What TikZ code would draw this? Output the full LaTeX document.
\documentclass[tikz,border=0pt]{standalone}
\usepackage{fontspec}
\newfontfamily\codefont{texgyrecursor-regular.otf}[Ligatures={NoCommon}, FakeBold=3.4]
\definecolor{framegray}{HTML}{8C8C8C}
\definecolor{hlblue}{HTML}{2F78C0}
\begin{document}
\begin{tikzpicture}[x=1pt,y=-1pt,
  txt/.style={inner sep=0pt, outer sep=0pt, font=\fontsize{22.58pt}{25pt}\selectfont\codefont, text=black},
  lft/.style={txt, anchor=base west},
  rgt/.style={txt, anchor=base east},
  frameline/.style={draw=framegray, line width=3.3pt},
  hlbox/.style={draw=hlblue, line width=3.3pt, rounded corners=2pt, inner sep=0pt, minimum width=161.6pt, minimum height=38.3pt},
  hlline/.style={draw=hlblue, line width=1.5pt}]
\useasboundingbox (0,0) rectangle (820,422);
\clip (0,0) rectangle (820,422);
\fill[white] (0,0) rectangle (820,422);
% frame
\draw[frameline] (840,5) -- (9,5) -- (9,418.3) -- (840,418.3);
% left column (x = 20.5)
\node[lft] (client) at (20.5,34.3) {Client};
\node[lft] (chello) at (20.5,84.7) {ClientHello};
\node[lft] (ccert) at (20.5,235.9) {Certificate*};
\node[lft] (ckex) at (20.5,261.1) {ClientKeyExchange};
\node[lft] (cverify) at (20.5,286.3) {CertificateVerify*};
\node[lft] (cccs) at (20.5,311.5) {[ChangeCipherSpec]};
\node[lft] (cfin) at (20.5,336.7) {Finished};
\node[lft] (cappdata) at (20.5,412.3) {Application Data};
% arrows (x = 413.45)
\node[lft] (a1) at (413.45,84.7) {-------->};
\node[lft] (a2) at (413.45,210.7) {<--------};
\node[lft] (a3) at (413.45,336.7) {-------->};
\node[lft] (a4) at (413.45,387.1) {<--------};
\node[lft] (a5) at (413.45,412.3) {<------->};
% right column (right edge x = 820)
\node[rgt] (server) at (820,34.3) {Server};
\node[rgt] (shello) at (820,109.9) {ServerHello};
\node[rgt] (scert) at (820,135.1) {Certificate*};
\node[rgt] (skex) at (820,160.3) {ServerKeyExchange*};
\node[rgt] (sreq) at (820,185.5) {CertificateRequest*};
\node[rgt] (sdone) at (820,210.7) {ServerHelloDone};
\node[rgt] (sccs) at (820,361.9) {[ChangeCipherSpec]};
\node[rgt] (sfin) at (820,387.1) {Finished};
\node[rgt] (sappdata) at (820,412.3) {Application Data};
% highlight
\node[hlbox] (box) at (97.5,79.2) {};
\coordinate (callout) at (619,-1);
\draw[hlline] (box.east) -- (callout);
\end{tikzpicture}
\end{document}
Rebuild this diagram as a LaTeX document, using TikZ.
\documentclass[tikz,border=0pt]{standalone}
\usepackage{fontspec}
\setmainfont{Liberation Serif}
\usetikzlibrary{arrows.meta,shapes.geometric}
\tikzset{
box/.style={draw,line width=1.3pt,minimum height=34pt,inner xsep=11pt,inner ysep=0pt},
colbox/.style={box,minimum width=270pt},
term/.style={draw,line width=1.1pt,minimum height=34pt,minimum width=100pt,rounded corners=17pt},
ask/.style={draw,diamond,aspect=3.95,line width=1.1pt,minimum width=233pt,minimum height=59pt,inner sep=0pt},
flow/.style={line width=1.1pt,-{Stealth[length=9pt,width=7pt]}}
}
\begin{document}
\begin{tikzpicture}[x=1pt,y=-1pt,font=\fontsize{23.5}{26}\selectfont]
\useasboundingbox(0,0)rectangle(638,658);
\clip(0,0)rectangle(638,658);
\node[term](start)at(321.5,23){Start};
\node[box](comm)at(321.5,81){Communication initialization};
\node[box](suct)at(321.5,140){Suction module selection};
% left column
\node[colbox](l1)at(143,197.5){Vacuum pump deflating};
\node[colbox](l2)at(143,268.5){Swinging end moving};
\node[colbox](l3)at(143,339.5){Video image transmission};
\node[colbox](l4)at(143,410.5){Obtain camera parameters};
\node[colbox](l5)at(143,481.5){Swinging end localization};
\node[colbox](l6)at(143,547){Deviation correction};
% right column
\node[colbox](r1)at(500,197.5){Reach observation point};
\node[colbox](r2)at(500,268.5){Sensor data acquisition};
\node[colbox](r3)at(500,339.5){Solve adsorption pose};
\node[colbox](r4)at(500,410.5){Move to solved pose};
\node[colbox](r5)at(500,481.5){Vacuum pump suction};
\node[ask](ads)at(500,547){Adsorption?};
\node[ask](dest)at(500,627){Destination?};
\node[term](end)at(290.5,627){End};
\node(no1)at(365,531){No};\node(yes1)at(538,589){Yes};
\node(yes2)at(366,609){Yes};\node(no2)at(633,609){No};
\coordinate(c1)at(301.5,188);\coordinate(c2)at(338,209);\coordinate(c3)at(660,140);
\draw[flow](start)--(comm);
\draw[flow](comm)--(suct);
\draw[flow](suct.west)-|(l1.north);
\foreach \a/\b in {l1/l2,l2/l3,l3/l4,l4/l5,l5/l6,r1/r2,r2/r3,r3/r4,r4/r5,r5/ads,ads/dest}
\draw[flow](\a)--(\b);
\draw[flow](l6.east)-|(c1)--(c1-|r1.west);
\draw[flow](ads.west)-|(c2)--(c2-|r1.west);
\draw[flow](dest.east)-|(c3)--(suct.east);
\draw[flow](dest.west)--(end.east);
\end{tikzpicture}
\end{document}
·····
● Task brief:
Each line above is to be repeated exactly.

● Answer to this problem:
What TikZ code would draw this? Output the full LaTeX document.
\documentclass[tikz,border=0pt]{standalone}
\usepackage{fontspec}
\newfontfamily\codefont{texgyrecursor-regular.otf}[Ligatures={NoCommon}, FakeBold=3.4]
\definecolor{framegray}{HTML}{8C8C8C}
\definecolor{hlblue}{HTML}{2F78C0}
\begin{document}
\begin{tikzpicture}[x=1pt,y=-1pt,
  txt/.style={inner sep=0pt, outer sep=0pt, font=\fontsize{22.58pt}{25pt}\selectfont\codefont, text=black},
  lft/.style={txt, anchor=base west},
  rgt/.style={txt, anchor=base east},
  frameline/.style={draw=framegray, line width=3.3pt},
  hlbox/.style={draw=hlblue, line width=3.3pt, rounded corners=2pt, inner sep=0pt, minimum width=161.6pt, minimum height=38.3pt},
  hlline/.style={draw=hlblue, line width=1.5pt}]
\useasboundingbox (0,0) rectangle (820,422);
\clip (0,0) rectangle (820,422);
\fill[white] (0,0) rectangle (820,422);
% frame
\draw[frameline] (840,5) -- (9,5) -- (9,418.3) -- (840,418.3);
% left column (x = 20.5)
\node[lft] (client) at (20.5,34.3) {Client};
\node[lft] (chello) at (20.5,84.7) {ClientHello};
\node[lft] (ccert) at (20.5,235.9) {Certificate*};
\node[lft] (ckex) at (20.5,261.1) {ClientKeyExchange};
\node[lft] (cverify) at (20.5,286.3) {CertificateVerify*};
\node[lft] (cccs) at (20.5,311.5) {[ChangeCipherSpec]};
\node[lft] (cfin) at (20.5,336.7) {Finished};
\node[lft] (cappdata) at (20.5,412.3) {Application Data};
% arrows (x = 413.45)
\node[lft] (a1) at (413.45,84.7) {-------->};
\node[lft] (a2) at (413.45,210.7) {<--------};
\node[lft] (a3) at (413.45,336.7) {-------->};
\node[lft] (a4) at (413.45,387.1) {<--------};
\node[lft] (a5) at (413.45,412.3) {<------->};
% right column (right edge x = 820)
\node[rgt] (server) at (820,34.3) {Server};
\node[rgt] (shello) at (820,109.9) {ServerHello};
\node[rgt] (scert) at (820,135.1) {Certificate*};
\node[rgt] (skex) at (820,160.3) {ServerKeyExchange*};
\node[rgt] (sreq) at (820,185.5) {CertificateRequest*};
\node[rgt] (sdone) at (820,210.7) {ServerHelloDone};
\node[rgt] (sccs) at (820,361.9) {[ChangeCipherSpec]};
\node[rgt] (sfin) at (820,387.1) {Finished};
\node[rgt] (sappdata) at (820,412.3) {Application Data};
% highlight
\node[hlbox] (box) at (97.5,79.2) {};
\coordinate (callout) at (619,-1);
\draw[hlline] (box.east) -- (callout);
\end{tikzpicture}
\end{document}
Rebuild this diagram as a LaTeX document, using TikZ.
\documentclass[tikz,border=0pt]{standalone}
\usepackage{fontspec}
\setmainfont{Liberation Serif}
\usetikzlibrary{arrows.meta,shapes.geometric}
\tikzset{
box/.style={draw,line width=1.3pt,minimum height=34pt,inner xsep=11pt,inner ysep=0pt},
colbox/.style={box,minimum width=270pt},
term/.style={draw,line width=1.1pt,minimum height=34pt,minimum width=100pt,rounded corners=17pt},
ask/.style={draw,diamond,aspect=3.95,line width=1.1pt,minimum width=233pt,minimum height=59pt,inner sep=0pt},
flow/.style={line width=1.1pt,-{Stealth[length=9pt,width=7pt]}}
}
\begin{document}
\begin{tikzpicture}[x=1pt,y=-1pt,font=\fontsize{23.5}{26}\selectfont]
\useasboundingbox(0,0)rectangle(638,658);
\clip(0,0)rectangle(638,658);
\node[term](start)at(321.5,23){Start};
\node[box](comm)at(321.5,81){Communication initialization};
\node[box](suct)at(321.5,140){Suction module selection};
% left column
\node[colbox](l1)at(143,197.5){Vacuum pump deflating};
\node[colbox](l2)at(143,268.5){Swinging end moving};
\node[colbox](l3)at(143,339.5){Video image transmission};
\node[colbox](l4)at(143,410.5){Obtain camera parameters};
\node[colbox](l5)at(143,481.5){Swinging end localization};
\node[colbox](l6)at(143,547){Deviation correction};
% right column
\node[colbox](r1)at(500,197.5){Reach observation point};
\node[colbox](r2)at(500,268.5){Sensor data acquisition};
\node[colbox](r3)at(500,339.5){Solve adsorption pose};
\node[colbox](r4)at(500,410.5){Move to solved pose};
\node[colbox](r5)at(500,481.5){Vacuum pump suction};
\node[ask](ads)at(500,547){Adsorption?};
\node[ask](dest)at(500,627){Destination?};
\node[term](end)at(290.5,627){End};
\node(no1)at(365,531){No};\node(yes1)at(538,589){Yes};
\node(yes2)at(366,609){Yes};\node(no2)at(633,609){No};
\coordinate(c1)at(301.5,188);\coordinate(c2)at(338,209);\coordinate(c3)at(660,140);
\draw[flow](start)--(comm);
\draw[flow](comm)--(suct);
\draw[flow](suct.west)-|(l1.north);
\foreach \a/\b in {l1/l2,l2/l3,l3/l4,l4/l5,l5/l6,r1/r2,r2/r3,r3/r4,r4/r5,r5/ads,ads/dest}
\draw[flow](\a)--(\b);
\draw[flow](l6.east)-|(c1)--(c1-|r1.west);
\draw[flow](ads.west)-|(c2)--(c2-|r1.west);
\draw[flow](dest.east)-|(c3)--(suct.east);
\draw[flow](dest.west)--(end.east);
\end{tikzpicture}
\end{document}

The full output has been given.